I already mentioned that Chomsky interview on CNBC. If I want to see part two of the conversation, I never will, because NBC news owns the rights to it, no matter what moral force or human power that interview and others may have or how it serves the function of democracy.
Then there is stuff where access is impossible without youtube streaming, like Chomsky interviews. According to you guys CNBC can prevent me from seeing the Donahue, Chomsky interview because they own the copyright to the show?
You could have a system where if I wanted to stream that Chomsky, CNBC video I could challenge NBC to offer it themselves within a certain period. If they don't then I can legally stream it as long as I don't make money from it.

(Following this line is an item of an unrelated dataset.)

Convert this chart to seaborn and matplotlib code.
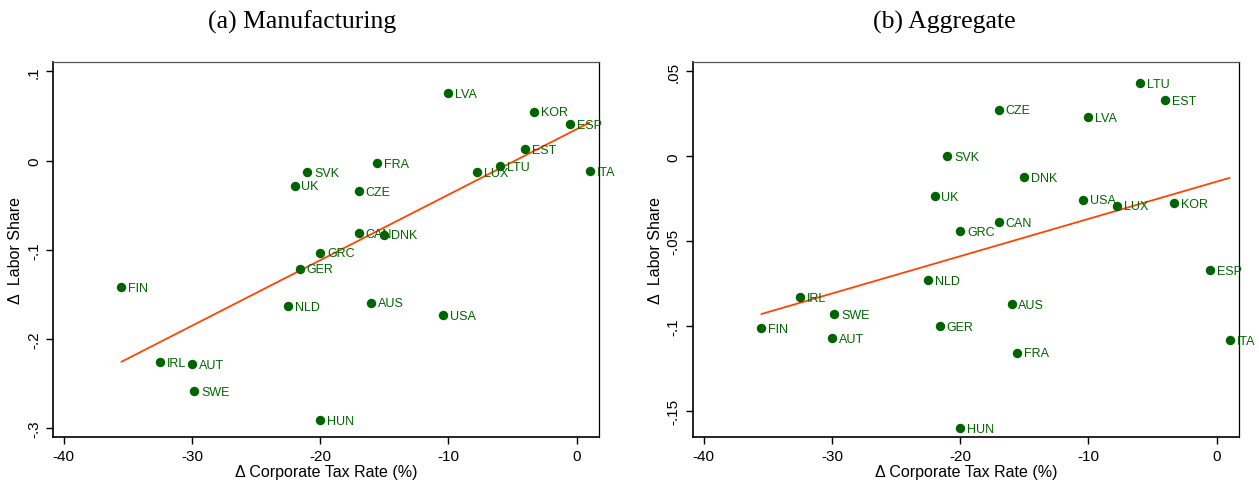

This goes back to my mention of Chomsky's interview on CNBC--the guy who posted that on youtube could be sued by NBC news.
So in summation:
1) You don't cite an actual event that has occurred where free speech has been beaten down because someone chose to pursue enforcement of their copyright. You're instead citing a personal concern based on a hypothetical situation.
2) You can't cite an event because you don't have an event to cite.
3) I suspect you've never investigated whether CNBC would license the video, would allow someone to host it, would make a transcript available, or allow the interview to be collected. Have you? Did you ever try to contact CNBC about getting a copy for your library? About posting the interview as something you find pertinent and critical to share? Do you know what CNBC would ask for such a thing?
Until you've investigated the potential, who are you to bemoan the system? Because you can't have something with ZERO effort? Because someone else hasn't done the work for you? Because it's simply easier to Chicken Little around the yard and scream about what COULD happen under the law, instead of seeing if you can work within the law to make something happen?